Adesso, di questa frase ne sono tappezzati i social. Può sembrare un paradosso, ma, invece, sarebbe da analizzare per capire il perché di un’affermazione simile. Questo perché viviamo in una società patriarcale sin dall’alba dei tempi e il Medioevo ne è stato la massima espressione. Tuttavia, anche oggi spesso ci riferiamo a quel periodo, quando vediamo, proviamo, leggiamo o sentiamo dire di eventi non in linea con quella che oggi sarebbe la visione dell’uomo e della donna. Parliamo di Medioevo quando sentiamo, dai politici in carica di volta in volta, quel “giù le mani dai bambini” da strapparsi le orecchie, quelle “politiche arcobaleno” da cui stare lontani per non venire sbranati, quel “politicamente corrotto” che “plagia” il cervello dei nostri bambini fino a renderli “amebe”. La soluzione è più semplice del previsto: nelle scuole venga insegnata l’educazione affettivo-sentimentale, che si insegni il consenso, che si parli di ciò che succede attorno a noi, invece che guardare e passare oltre. Per quanto, a modo suo, ciò possa essere funzionale, la proposta è stata bocciata con un chiarissimo “NO”. Quel “NO”, intanto, nuocerà alla società di oggi e di domani. Chi lo spiega, a chi un domani sarà al posto nostro, che il contesto distopico in cui vivono sarà proprio frutto delle piaghe sociali che sono nate e cresciute con l’uomo, ma che noi abbiamo bellamente ignorato? La rivoluzione va fatta a piccoli passi, ma è più che chiaro che senza questi non se ne verrà mai a capo. Per questa ragione, il collettivo femminista “Non Una di Meno” scenderà nelle piazze assieme a numerose associazioni nella giornata simbolica del 25 novembre, per mostrare al nostro governo a cosa va incontro quando la sua politica diventa oppressiva nei confronti delle minoranze e specialmente delle donne. Tutto ciò per dimostrare ai genitori che è solo educando i propri figli, maschi e femmine, al rispetto che non servirà proteggersi, perché si sentiranno comunque al sicuro.

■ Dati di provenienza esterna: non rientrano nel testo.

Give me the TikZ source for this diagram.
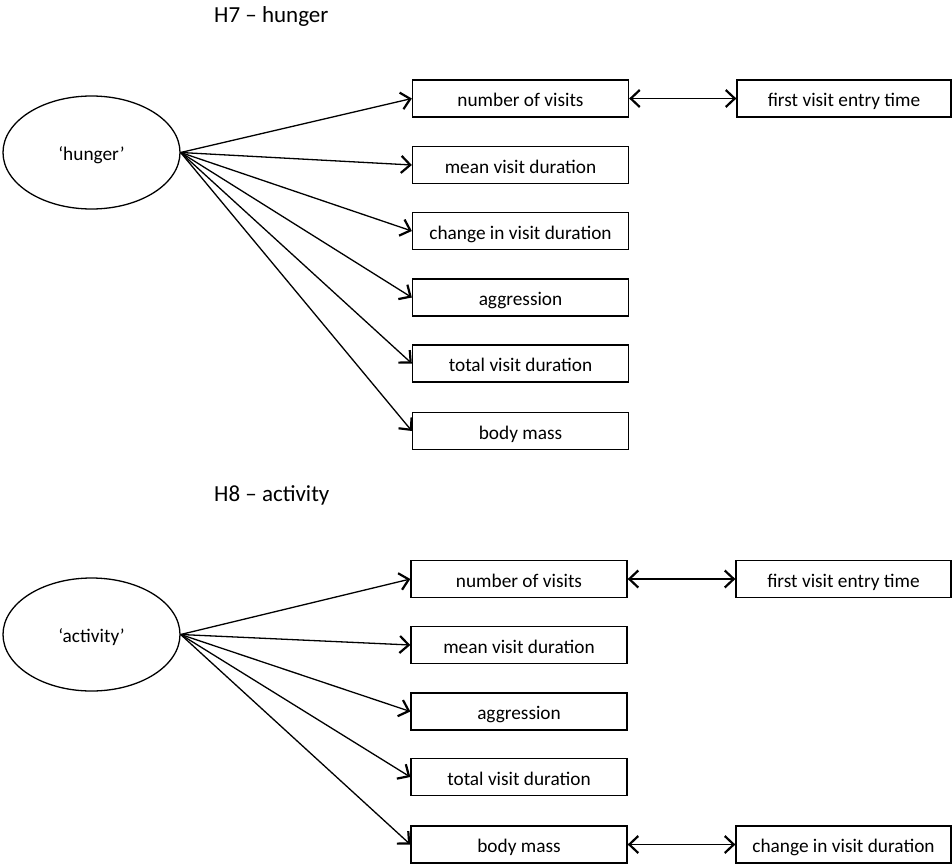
\documentclass[tikz,border=0pt]{standalone}
\usepackage{fontspec}
\setmainfont{Carlito}
\usetikzlibrary{arrows.meta,shapes.geometric}
\tikzset{
  var/.style={draw, line width=1.3pt, minimum width=216pt, minimum height=37pt,
    inner sep=0pt, font=\fontsize{19.3}{22}\selectfont, text height=17pt, text depth=1pt},
  latent/.style={draw, ellipse, line width=1.3pt, minimum width=177pt, minimum height=113pt,
    inner sep=0pt, font=\fontsize{19.3}{22}\selectfont, text height=17pt, text depth=1pt},
  heading/.style={anchor=base west, inner sep=0pt, font=\fontsize{23}{26}\selectfont},
  barb/.tip={Straight Barb[length=9pt,width=17pt,line width=2.2pt]},
  path/.style={line width=1.3pt, -barb},
  link/.style={line width=1.3pt, barb-barb}
}
\begin{document}
\begin{tikzpicture}[x=1pt,y=-1pt]
\useasboundingbox (0,0) rectangle (952,864);

% H7: hunger
\node[heading] (t7) at (214,23) {H7 – hunger};
\node[latent] (hun) at (91.5,152.5) {‘hunger’};
\node[var] (h1) at (520.5,98.5) {number of visits};
\node[var] (h2) at (520.5,165) {mean visit duration};
\node[var] (h3) at (520.5,231) {change in visit duration};
\node[var] (h4) at (520.5,297.5) {aggression};
\node[var] (h5) at (520.5,363.5) {total visit duration};
\node[var] (h6) at (520.5,431) {body mass};
\node[var, minimum width=214pt] (h7) at (844,98.5) {first visit entry time};
\foreach \b in {h1,h2,h3,h4,h5,h6}
  \draw[path] (hun.east) -- (\b.west);
\draw[link] (h1.east) -- (h7.west);

% H8: activity
\node[heading] (t8) at (214,501) {H8 – activity};
\node[latent] (act) at (91.5,634.5) {‘activity’};
\node[var] (a1) at (519,579) {number of visits};
\node[var] (a2) at (519,645) {mean visit duration};
\node[var] (a3) at (519,711.5) {aggression};
\node[var] (a4) at (519,777) {total visit duration};
\node[var] (a5) at (519,844.5) {body mass};
\node[var, minimum width=215pt] (a6) at (843.5,579) {first visit entry time};
\node[var, minimum width=215pt] (a7) at (843.5,844.5) {change in visit duration};
\foreach \b in {a1,a2,a3,a4,a5}
  \draw[path] (act.east) -- (\b.west);
\draw[link] (a1.east) -- (a6.west);
\draw[link] (a5.east) -- (a7.west);
\end{tikzpicture}
\end{document}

Questo perché il controllo compulsivo non è amore, la gelosia non è amore, l’insoddisfazione non è amore, la follia non è amore, insultare non è amore, picchiare non è amore, stuprare non è amore, uccidere non è amore, fare catcalling non è amore, quelle battutine sessiste che siamo soliti sentire non sono amore, nè tantomeno rispetto.
I mostri non nascono così di punto in bianco, ma è la feccia della società patriarcale in cui viviamo a far sì che nascano, crescano e continuino a proliferare. Ciò che a noi tocca fare è lottare, affinché non esistano altre Giulia, altre Eligia, altre Elisa, altre Elena, altre Melania, altre Michelle, altre Chiara…affinché ne esista non una di più.